Katherine is at first introduced as pleading before the king in behalf of the commonalty, who had been driven by the extortions of Wolsey into some illegal excesses. In this scene, which is true to history, we have her upright reasoning mind, her steadiness of purpose, her piety and benevolence, placed in a strong light. The unshrinking dignity with which she opposes without descending to brave the Cardinal, the stern rebuke addressed to the Duke of Buckingham's surveyor, are finely characteristic; and by thus exhibiting Katherine as invested with all her conjugal rights and influence, and royal state, the subsequent situations are rendered more impressive. She is placed in the first instance on such a height in our esteem and reverence, that in the midst of her abandonment and degradation, and the profound pity she afterwards inspires, the first effect remains unimpaired, and she never falls beneath it.

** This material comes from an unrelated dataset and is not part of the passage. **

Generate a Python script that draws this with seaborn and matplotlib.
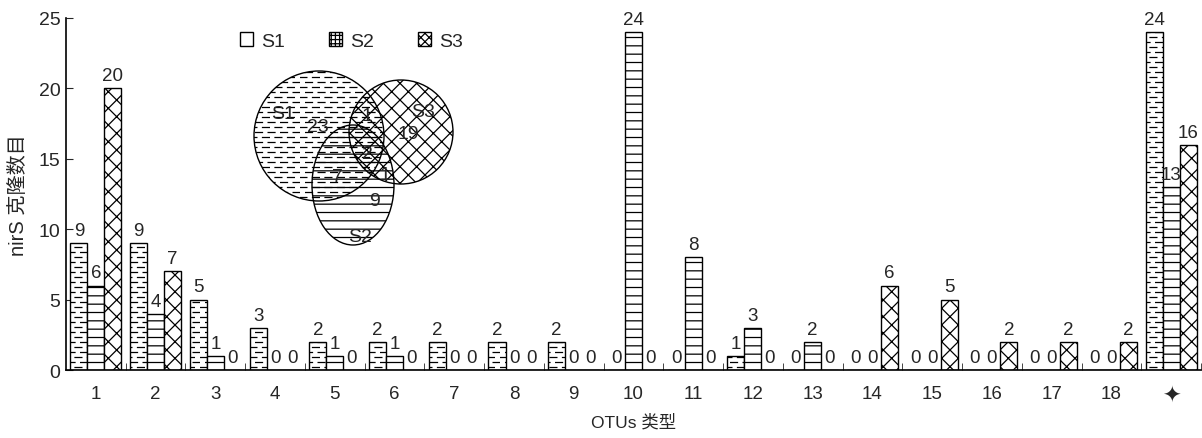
import warnings

import matplotlib.pyplot as plt
import numpy as np
import pandas as pd
import seaborn as sns
from matplotlib import hatch as mhatch
from matplotlib.patches import Ellipse, Patch
from matplotlib.path import Path
from matplotlib.ticker import FixedLocator

warnings.filterwarnings("ignore")

# data
categories = [str(i) for i in range(1, 19)] + ["\u2726"]
s1 = [9, 9, 5, 3, 2, 2, 2, 2, 2, 0, 0, 1, 0, 0, 0, 0, 0, 0, 24]
s2 = [6, 4, 1, 0, 1, 1, 0, 0, 0, 24, 8, 3, 2, 0, 0, 0, 0, 0, 13]
s3 = [20, 7, 0, 0, 0, 0, 0, 0, 0, 0, 0, 0, 0, 6, 5, 2, 2, 2, 16]
samples = ["S1", "S2", "S3"]

# venn diagram counts
venn_labels = ["S1", "S3", "S2"]
venn_counts = {"S1": 23, "S3": 19, "S2": 9, "S1S3": 1, "S1S2": 7, "S2S3": 1, "all": 2}


# short staggered dashes hatch, triggered by 'd'
class DashHatch(mhatch.HatchPatternBase):
    def __init__(self, hatch, density):
        n = hatch.count("d")
        self.rows = 20 * n
        self.ndash = 8
        self.num_vertices = self.rows * self.ndash * 2

    def set_vertices_and_codes(self, vertices, codes):
        k = 0
        seg = 0.55 / self.ndash
        for r in range(self.rows):
            y = (r + 0.5) / self.rows
            off = 0.45 * (r % 2)
            for j in range(self.ndash):
                x0 = (j + off) / self.ndash
                vertices[k] = (x0, y)
                vertices[k + 1] = (x0 + seg, y)
                codes[k] = Path.MOVETO
                codes[k + 1] = Path.LINETO
                k += 2


mhatch._hatch_types.append(DashHatch)

sns.set_style("ticks")
plt.rcParams["font.family"] = ["Liberation Sans", "DejaVu Sans", "Noto Sans CJK SC"]
plt.rcParams["hatch.linewidth"] = 0.9

df = pd.DataFrame({"otu": categories * 3, "sample": np.repeat(samples, len(categories)),
                   "count": s1 + s2 + s3})

fig = plt.figure(figsize=(12.02, 4.39), dpi=100)
ax_l, ax_r, ax_b, ax_t = 66, 1201, 371, 19
ax = fig.add_axes([ax_l / 1202, 1 - ax_b / 439, (ax_r - ax_l) / 1202, (ax_b - ax_t) / 439])

sns.barplot(data=df, x="otu", y="count", hue="sample", palette=["white"] * 3,
            width=0.855, edgecolor="black", linewidth=1.0, legend=False, ax=ax)

hatches = ["d", "--", "xx"]
for cont, h in zip(ax.containers, hatches):
    for bar in cont:
        bar.set_hatch(h)
        bar.set_facecolor("white")
        bar.set_edgecolor("black")
    ax.bar_label(cont, fmt="%d", padding=3, fontsize=13.5)

ax.set_xlim(-0.5, len(categories) - 0.5)
ax.set_ylim(0, 25)
ax.set_yticks([0, 5, 10, 15, 20, 25])
ax.tick_params(axis="y", direction="in", length=5, pad=4, labelsize=14)
ax.tick_params(axis="x", which="major", length=0, pad=11, labelsize=13.5)
ax.get_xticklabels()[-1].set_fontsize(16)
ax.xaxis.set_minor_locator(FixedLocator(np.arange(0.5, len(categories), 1.0)))
ax.tick_params(axis="x", which="minor", direction="in", length=5)
for s in ["top", "right"]:
    ax.spines[s].set_visible(False)
for s in ["left", "bottom"]:
    ax.spines[s].set_color("black")
    ax.spines[s].set_linewidth(1.2)

ax.set_xlabel("OTUs 类型", fontsize=12.5, labelpad=5)
ax.set_ylabel("nirS 克隆数目", fontsize=14.5, labelpad=8)

# legend
handles = [Patch(facecolor="white", edgecolor="black", label="S1"),
           Patch(facecolor="white", edgecolor="black", hatch="++++", label="S2"),
           Patch(facecolor="white", edgecolor="black", hatch="xxxx", label="S3")]
ax.legend(handles=handles, loc="center left", bbox_to_anchor=(0.153, 0.935), ncol=3,
          frameon=False, fontsize=14, handlelength=0.7, handleheight=0.7, borderpad=0,
          borderaxespad=0, handletextpad=0.4, columnspacing=2.25)


# venn diagram, placed by reference pixel positions
def to_ax(px, py):
    return (px - ax_l) / (ax_r - ax_l), (ax_b - py) / (ax_b - ax_t)


def shape(cx, cy, rx, ry, h):
    x, y = to_ax(cx, cy)
    e = Ellipse((x, y), 2 * rx / (ax_r - ax_l), 2 * ry / (ax_b - ax_t), transform=ax.transAxes,
                facecolor="none", edgecolor="black", hatch=h, linewidth=1.0, zorder=5)
    ax.add_patch(e)


shape(319, 137, 65, 65, "d")
shape(401, 133, 52, 52, "xx")
shape(353, 186, 41, 60, "--")

venn_text = [(283, 115, venn_labels[0]), (318, 128, str(venn_counts["S1"])),
             (367, 117, str(venn_counts["S1S3"])), (423, 113, venn_labels[1]),
             (408, 135, str(venn_counts["S3"])), (367, 155, str(venn_counts["all"])),
             (337, 178, str(venn_counts["S1S2"])), (385, 175, str(venn_counts["S2S3"])),
             (375, 202, str(venn_counts["S2"])), (360, 238, venn_labels[2])]
for px, py, t in venn_text:
    x, y = to_ax(px, py)
    ax.text(x, y, t, transform=ax.transAxes, ha="center", va="center", fontsize=14, zorder=6)

fig.savefig("out.png", dpi=100)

In the beginning of the second act we are prepared for the proceedings of the divorce, and our respect for Katherine heightened by the general sympathy for "the good queen," as she is expressively entitled, and by the following beautiful eulogium on her character uttered by the Duke of Norfolk:—
He (Wolsey) counsels a divorce—a loss of her
That like a jewel hath hung twenty years
About his neck, yet never lost her lustre.
Of her that loves him with that excellence
That angels love good men with; even of her,
That, when the greatest stroke of fortune falls,
Will bless the King!
The scene in which Anna Bullen is introduced as expressing her grief and sympathy for her royal mistress, is exquisitely graceful.